The Smaller Church Option

by | 18 Jan, 2018

Matt Porter is the youth, children’s and families minister at St. Margaret’s Church, Angmering.


I first looked at the 9:38 website seven years ago. I saw smaller churches, in smaller towns with MT openings and I moved on past them. I settled upon applying to Christ Church in Cambridge. Fast forward seven years, two spent in Cambridge, four working with UCCF in Manchester and I now find myself in a village context in West Sussex. I’ve joined a healthy church with lots of families, youth and seniors and as we advertise for an MT ourselves it’s forced me to think what I turned down all those years ago.

Smaller context is harder right?

Yep. Just moving somewhere different can be hard and moving to a non-city context probably means things won’t be as up-to-date. You’ll also have to say goodbye to some good friends and it might be that there are a lot less people your own age. But joining a bigger staff team has its own challenges too, you don’t get the same level of access, your training naturally has to be a little different and it can be harder to get to know a massive church family (even if you know some of them already).

Okay, pitch me the smaller church then?

With a smaller scheme you can do more frontline ministry, more of the time. ‘Match experience’ is vital for the future. I was fortunate because Christ Church only had three MT’s. During my two years as an MT I got increasing chances to lead and preach, I helped co-ordinate a 4-11’s holiday club and sat in on senior staff discussions about evangelism and pastoral care. I had a deeper experience to draw on later in life.
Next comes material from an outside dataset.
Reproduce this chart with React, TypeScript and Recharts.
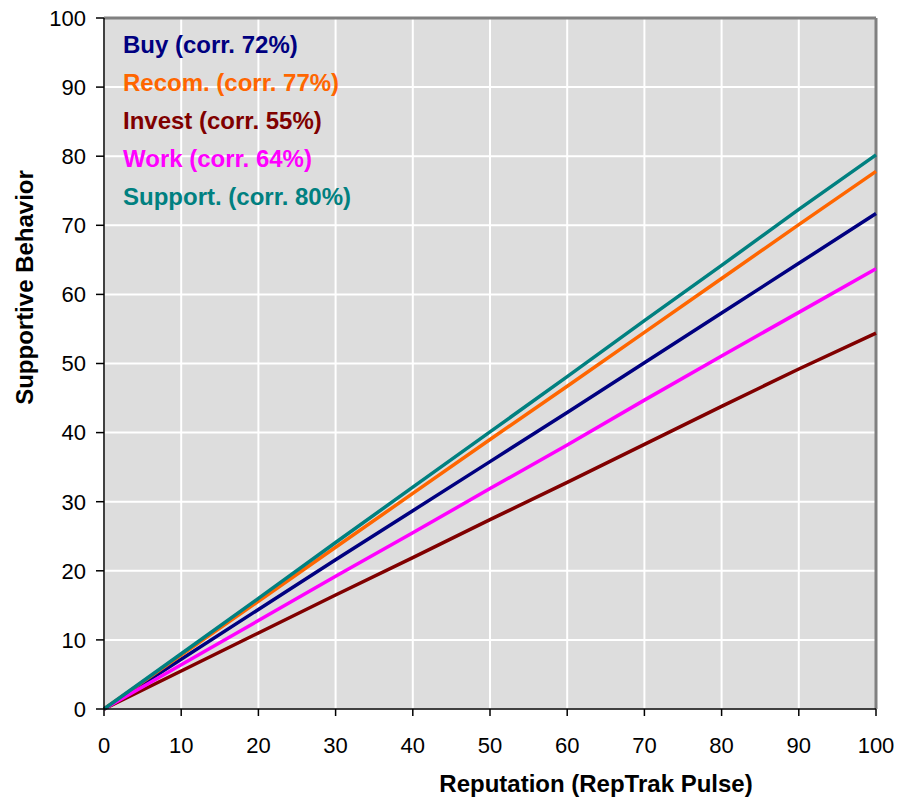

Some programmes offer speaking and teaching opportunities but in reality it’s very infrequent.  Had I been the sole MT on a scheme these opportunities would have been even greater.

Smaller churches, in less familiar contexts, need energetic and dynamic MT’s just as much as larger churches – and possibly they need them more.

Alongside more opportunities you also get more investment in you. Countless times a senior staff member would give detailed feedback on areas of my ministry life, or would help me think through different ministry strategies and generally there was an ‘open door’ policy. A smaller church might also have funding available and be able to provide you free accommodation.

It’s about the gospel too…

There is a huge benefit, beyond your individual growth, which comes from going to a smaller church. If we all huddle together the gospel will advance much more slowly. Villages and towns need thriving churches too and I’ve learnt from this village and you could bring fresh input and ideas from the church contexts you’ve seen.

So what now?

Think about the best place for your development and for the gospel advancement too. It’s a wisdom call and what works for you might not suit someone else. If you can find something that blends quality training, significant practical experience and is a place where you can make a difference, go for it!

Smaller churches, in less familiar contexts, need energetic and dynamic MT’s just as much as larger churches – and possibly they need them more.